My Review: This book was such a special and rare find. My sister bought it for me from an Op Shop and I wonder how it got there.
If you read this book, show respect. This is the journey of the inner thoughts of the author; discoveries about herself, her identity and her faith. The way the author wove her faith, her walk with God, her life, and Jane Austen-y things together was seamless and I have never read a book that does this so perfectly. Love, love, love the JA references - the quotes, characters and book mentions.
I think it's the type of book I will reread in different seasons of my life as I will discover and relate to different things.
You are amazing Lori, and such an inspiration. I know you life has never been easy and challenges are always present, but you have given me encouragement, strength and it's beautiful to see someone hold onto Jesus and your faith as your highest call. Thanks for the writing you have done, and the person you are :)
I really, reallyyyy wanted to like this book. There were several lines here and there that made me laugh out loud at Lori's charming relatability. However, much like the other reviewers here, I expected something different. This author is 33 at the time of writing it, and yet she acts like a desperate schoolgirl in her "situationship" with Jack. I ground my teeth every time Jack came in to the picture (which was FAR too often), and she just allowed him to keep treating her like an option, all the while talking about him as if he hung the stars in the sky. ("Somehow Jack's goodness and God's goodness became all tied up together in my head in a way that I couldn't untangle." pg.76, "Nice stripes" he said, which made me want to curl up with him and be cozy" pg. 44) Bleeeegghh. You've known him for a WEEK, girl! All of this love-sick rambling made me put this book down in the middle, probably when it was just about to get to the good part, (i.e. the part where she actually writes about her tour around England following Jane Austen's footsteps.) DNF at 30%
Bland cover, insipid title, a meandering plot with little past/present tense continuity and less sense of direction...
And yet I enjoyed it. The Austen historical trivia was knowledgeable, the insights into families and characters were... insightful..., and the actual landscape descriptions were passable. I identified with the author on many points, and rolled my eyes at her on others (srsly just phone the guy). By far the most interesting parts (for me) were the author's bluntly honest musings on Complex Christianity, encompassing everything from 'sins of personality rather than morality' to 'the urge for intimacy as a single thirty-something'.
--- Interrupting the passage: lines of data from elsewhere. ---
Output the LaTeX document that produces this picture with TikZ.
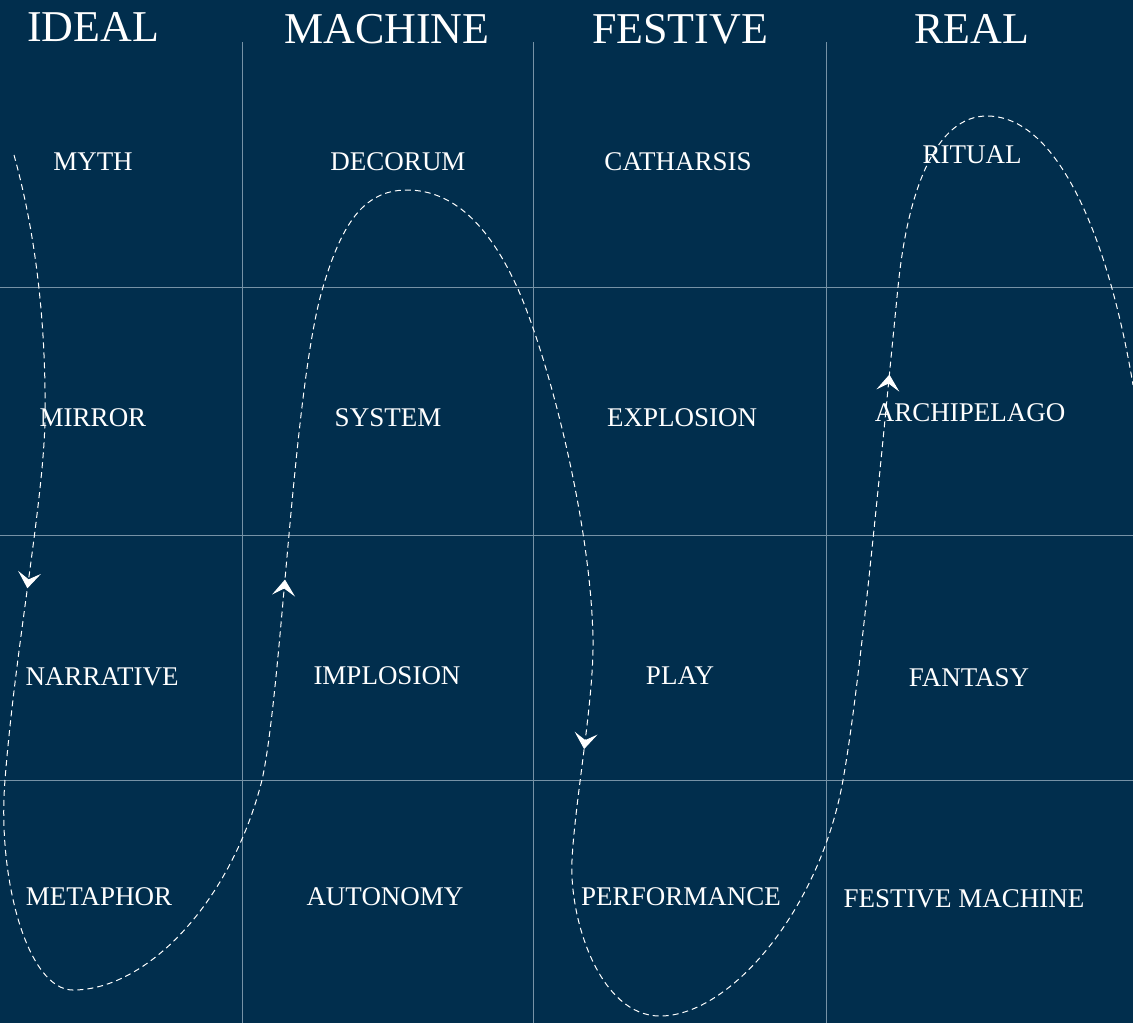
\documentclass[tikz,border=0pt]{standalone}
\usepackage{fontspec}
\setmainfont{Liberation Serif}
\usetikzlibrary{arrows.meta,decorations.markings}
\definecolor{navy}{RGB}{1,46,77}
\definecolor{rule}{RGB}{118,146,166}
\def\tip{Stealth[length=8pt, width=11.5pt, inset=3.5pt]}

\begin{document}
\begin{tikzpicture}[x=0.5pt, y=-0.5pt, text=white]
    \tikzstyle{heading}=[font=\fontsize{22}{24}\selectfont, inner sep=0pt]
    \tikzstyle{cell}=[font=\fontsize{13.5}{15}\selectfont, inner sep=0pt]
    \tikzstyle{grid}=[draw=rule, line width=0.5pt]
    \tikzstyle{route}=[draw=white, line width=0.5pt, dash pattern=on 3pt off 2pt,
        postaction={decorate}, decoration={markings,
            mark=at position 0.107 with {\arrow[white, solid]{\tip}},
            mark=at position 0.335 with {\arrow[white, solid]{\tip}},
            mark=at position 0.595 with {\arrow[white, solid]{\tip}},
            mark=at position 0.848 with {\arrow[white, solid]{\tip}}}]

    % Background
    \useasboundingbox (0,0) rectangle (1133,1023);
    \fill[navy] (0,0) rectangle (1133,1023);

    % Grid lines
    \foreach \x in {242,533,826}
        \draw[grid] (\x,42) -- (\x,1023);
    \foreach \y in {287,535,780}
        \draw[grid] (0,\y) -- (1133,\y);

    % Column headings
    \foreach \name/\x/\y in {IDEAL/93/27,MACHINE/387/29,FESTIVE/680/29,REAL/972/29}
        \node[heading] (H-\name) at (\x,\y) {\name};

    % Cells, row by row
    \foreach \name/\x/\y/\id in {MYTH/93/162/1-1, DECORUM/398/162/1-2, CATHARSIS/678/162/1-3, RITUAL/972/155/1-4,
        MIRROR/93/418/2-1, SYSTEM/388/418/2-2, EXPLOSION/682/418/2-3, ARCHIPELAGO/970/413/2-4,
        NARRATIVE/102/677/3-1, IMPLOSION/387/676/3-2, PLAY/680/676/3-3, FANTASY/969/678/3-4,
        METAPHOR/99/897/4-1, AUTONOMY/385/897/4-2, PERFORMANCE/681/897/4-3, FESTIVE MACHINE/964/899/4-4}
        \node[cell] (C-\id) at (\x,\y) {\name};

    % The dashed route through the table
    \draw[route] (14,155) .. controls (39,245) and (46,340) .. (45,418)
        .. controls (44,500) and (15,650) .. (5,780)
        .. controls (-3,880) and (28,990) .. (73,990)
        .. controls (148,990) and (232,900) .. (262,780)
        .. controls (282,690) and (293,387) .. (323,287)
        .. controls (341,227) and (362,190) .. (407,190)
        .. controls (457,190) and (492,232) .. (517,287)
        .. controls (547,353) and (591,520) .. (593,640)
        .. controls (594,700) and (575,800) .. (572,860)
        .. controls (569,920) and (600,1016) .. (660,1016)
        .. controls (730,1016) and (820,910) .. (843,780)
        .. controls (861,680) and (883,437) .. (898,287)
        .. controls (908,187) and (937,116) .. (987,116)
        .. controls (1057,116) and (1108,235) .. (1133,385);

\end{tikzpicture}
\end{document}
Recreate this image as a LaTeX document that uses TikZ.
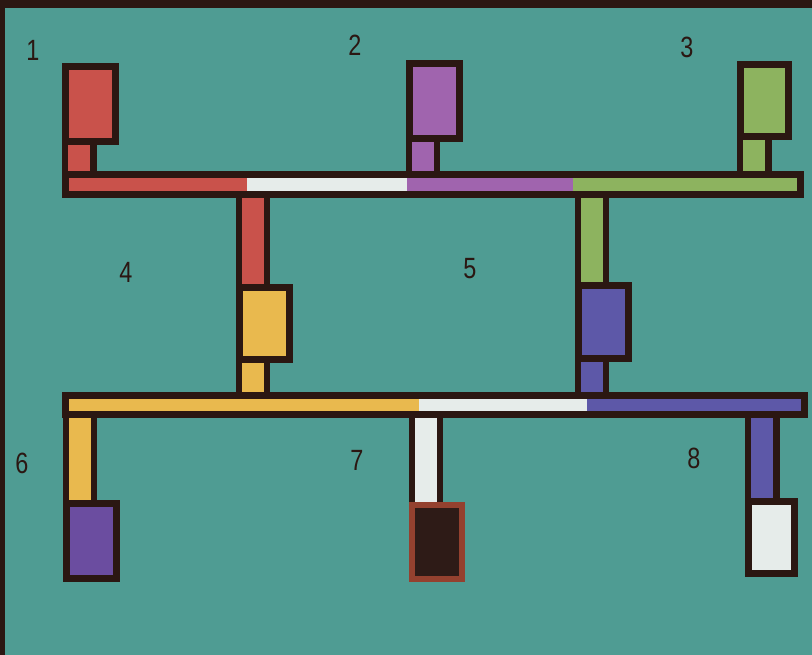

Needed a stronger through-line, or at least more of an overall sense of where it was going. The Jack Thing got dropped unceremoniously, to be replaced by the Sickness Thing, which hadn't been built up to seem anything like an important thread. I think a revised edition of the book would do better to balance the two.
This book magically appeared in my mailbox - not sure who sent it to me, but a big thank you! I wasn't sure about this book in the beginning, as there was some awkwardness and self-consciousness. But it really grew on me, and I loved the concept of the author's reflections on her life, in alignment with Jane Austen's life and world. I am not a big Jane Austen fan as far as having read all of her books, but I do love the whole concept behind the books (and movies!), and a few years ago visited Jane's home in Chawton, and other Austen sites in that area. It was so beautiful, and I was very taken with it all. So, reading this book was such fun, and I enjoyed all the details, including the not so good days of travel with a suitcase being dragged behind. The author really shone in her pondering of Jane Austen and her world. The writing was also good. It was interesting to learn about Lori's diagnosis, as Lyme is a terrible disease that is prevalent in Maine, where I live.